Ensemble Based Feature Extraction and Deep Learning Classification Model with Depth Vision

keywords: Human activities, improved LTXOR, BoW, Bi-LSTM, Bi-GRU classifier
It remains a challenging task to identify human activities from a video sequence or still image due to factors such as backdrop clutter, fractional occlusion, and changes in scale, point of view, appearance, and lighting. Different appliances, as well as video surveillance systems, human-computer interfaces, and robots used to study human behavior, require different activity classification systems. A four-stage framework for recognizing human activities is proposed in the paper. As part of the initial stages of pre-processing, video-to-frame conversion and adaptive histogram equalization (AHE) are performed. Additionally, watershed segmentation is performed and, from the segmented images, local texton XOR patterns (LTXOR), motion boundary scale-invariant feature transforms (MoBSIFT) and bag of visual words (BoW) based features are extracted. The Bidirectional gated recurrent unit (Bi-GRU) and the Bidirectional long short-term memory (Bi-LSTM) classifiers are used to detect human activity.
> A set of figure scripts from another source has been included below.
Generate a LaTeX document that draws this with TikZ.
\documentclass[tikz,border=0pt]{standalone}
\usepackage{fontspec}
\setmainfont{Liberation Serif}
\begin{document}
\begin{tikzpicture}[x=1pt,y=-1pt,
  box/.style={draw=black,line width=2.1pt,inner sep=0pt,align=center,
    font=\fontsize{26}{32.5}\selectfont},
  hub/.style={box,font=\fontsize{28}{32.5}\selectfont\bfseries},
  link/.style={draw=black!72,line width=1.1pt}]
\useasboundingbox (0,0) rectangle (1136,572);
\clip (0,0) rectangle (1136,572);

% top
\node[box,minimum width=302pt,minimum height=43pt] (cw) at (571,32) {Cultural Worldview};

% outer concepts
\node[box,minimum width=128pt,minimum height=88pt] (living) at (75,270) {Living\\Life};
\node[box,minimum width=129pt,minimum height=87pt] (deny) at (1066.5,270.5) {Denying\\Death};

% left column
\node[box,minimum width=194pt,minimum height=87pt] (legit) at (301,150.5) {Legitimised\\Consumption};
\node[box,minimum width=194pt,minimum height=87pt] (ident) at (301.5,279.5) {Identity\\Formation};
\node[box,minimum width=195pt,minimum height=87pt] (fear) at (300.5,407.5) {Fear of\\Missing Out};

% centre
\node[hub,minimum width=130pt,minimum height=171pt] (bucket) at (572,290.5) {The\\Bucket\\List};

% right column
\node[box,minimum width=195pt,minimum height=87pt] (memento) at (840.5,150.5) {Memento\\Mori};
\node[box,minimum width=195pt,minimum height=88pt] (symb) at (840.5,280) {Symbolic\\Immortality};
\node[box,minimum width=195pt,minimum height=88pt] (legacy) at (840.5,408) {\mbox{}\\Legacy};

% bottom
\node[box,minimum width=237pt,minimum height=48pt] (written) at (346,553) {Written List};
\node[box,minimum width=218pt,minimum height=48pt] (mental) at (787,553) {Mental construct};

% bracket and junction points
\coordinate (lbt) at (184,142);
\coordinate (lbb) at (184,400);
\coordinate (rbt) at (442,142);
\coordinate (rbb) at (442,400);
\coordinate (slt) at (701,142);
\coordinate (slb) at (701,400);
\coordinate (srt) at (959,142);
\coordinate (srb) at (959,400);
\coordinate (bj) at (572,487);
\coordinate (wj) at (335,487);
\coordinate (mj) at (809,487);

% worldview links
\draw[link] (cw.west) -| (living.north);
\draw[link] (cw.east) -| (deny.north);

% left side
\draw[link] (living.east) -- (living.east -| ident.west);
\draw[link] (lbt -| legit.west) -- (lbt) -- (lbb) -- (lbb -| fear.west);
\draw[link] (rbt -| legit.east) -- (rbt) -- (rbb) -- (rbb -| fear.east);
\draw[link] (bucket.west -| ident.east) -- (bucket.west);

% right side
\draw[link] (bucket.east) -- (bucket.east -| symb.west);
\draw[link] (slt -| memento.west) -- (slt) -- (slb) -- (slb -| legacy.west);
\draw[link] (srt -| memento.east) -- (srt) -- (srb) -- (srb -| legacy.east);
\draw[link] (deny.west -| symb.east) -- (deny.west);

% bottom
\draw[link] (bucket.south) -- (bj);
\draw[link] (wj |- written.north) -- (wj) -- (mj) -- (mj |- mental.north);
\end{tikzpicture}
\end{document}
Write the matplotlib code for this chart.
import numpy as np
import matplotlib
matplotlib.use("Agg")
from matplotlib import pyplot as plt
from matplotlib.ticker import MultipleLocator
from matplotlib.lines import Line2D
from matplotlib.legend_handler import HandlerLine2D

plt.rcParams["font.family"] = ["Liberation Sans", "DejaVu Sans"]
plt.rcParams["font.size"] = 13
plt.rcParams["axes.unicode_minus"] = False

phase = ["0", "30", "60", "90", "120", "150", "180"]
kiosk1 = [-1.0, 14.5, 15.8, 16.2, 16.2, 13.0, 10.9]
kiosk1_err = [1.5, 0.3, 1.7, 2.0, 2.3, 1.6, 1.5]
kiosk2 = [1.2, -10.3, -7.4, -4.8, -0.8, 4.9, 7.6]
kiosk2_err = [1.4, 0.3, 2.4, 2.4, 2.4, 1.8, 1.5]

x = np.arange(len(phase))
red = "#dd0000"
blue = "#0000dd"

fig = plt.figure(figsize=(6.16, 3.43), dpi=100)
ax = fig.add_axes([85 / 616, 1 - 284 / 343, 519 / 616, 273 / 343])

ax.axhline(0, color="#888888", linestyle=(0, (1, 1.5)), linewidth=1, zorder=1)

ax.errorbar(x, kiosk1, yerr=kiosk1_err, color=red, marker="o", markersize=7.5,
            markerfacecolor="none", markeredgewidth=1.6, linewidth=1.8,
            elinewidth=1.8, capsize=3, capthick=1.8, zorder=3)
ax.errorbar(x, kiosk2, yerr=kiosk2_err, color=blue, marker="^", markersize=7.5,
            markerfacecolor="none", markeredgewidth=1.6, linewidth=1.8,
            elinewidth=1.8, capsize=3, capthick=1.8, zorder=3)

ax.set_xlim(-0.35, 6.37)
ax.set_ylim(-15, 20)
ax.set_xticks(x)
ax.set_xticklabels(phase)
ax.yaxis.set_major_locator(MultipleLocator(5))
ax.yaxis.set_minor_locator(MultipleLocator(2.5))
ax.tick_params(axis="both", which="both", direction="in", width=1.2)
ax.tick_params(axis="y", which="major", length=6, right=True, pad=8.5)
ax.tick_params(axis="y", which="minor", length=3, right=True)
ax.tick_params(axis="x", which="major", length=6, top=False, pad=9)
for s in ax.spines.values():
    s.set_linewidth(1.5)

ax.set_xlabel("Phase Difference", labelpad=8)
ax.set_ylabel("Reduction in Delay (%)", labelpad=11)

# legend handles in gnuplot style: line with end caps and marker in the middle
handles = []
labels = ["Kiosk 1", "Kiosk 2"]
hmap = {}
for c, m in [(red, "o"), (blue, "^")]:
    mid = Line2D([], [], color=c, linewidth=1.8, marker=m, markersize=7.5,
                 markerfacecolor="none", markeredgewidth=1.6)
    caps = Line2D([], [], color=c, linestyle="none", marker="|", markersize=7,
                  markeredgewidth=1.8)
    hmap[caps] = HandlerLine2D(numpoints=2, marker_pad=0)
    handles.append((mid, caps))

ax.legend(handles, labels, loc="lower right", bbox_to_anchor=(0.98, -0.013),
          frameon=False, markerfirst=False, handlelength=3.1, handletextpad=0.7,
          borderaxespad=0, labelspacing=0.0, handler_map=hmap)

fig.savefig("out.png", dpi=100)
In addition, the combined decisions of the Bi-GRU and Bi-LSTM classifiers are further fused, and their accuracy levels are determined. With this Dempster-Shafer theory (DST) technique, it is more likely that the results obtained from the analysis are accurate. Various metrics are used to assess the effectiveness of the deployed approach.
mathematics subject classification 2000: 46-T30
reference: Vol. 42, 2023, No. 4, pp. 965–992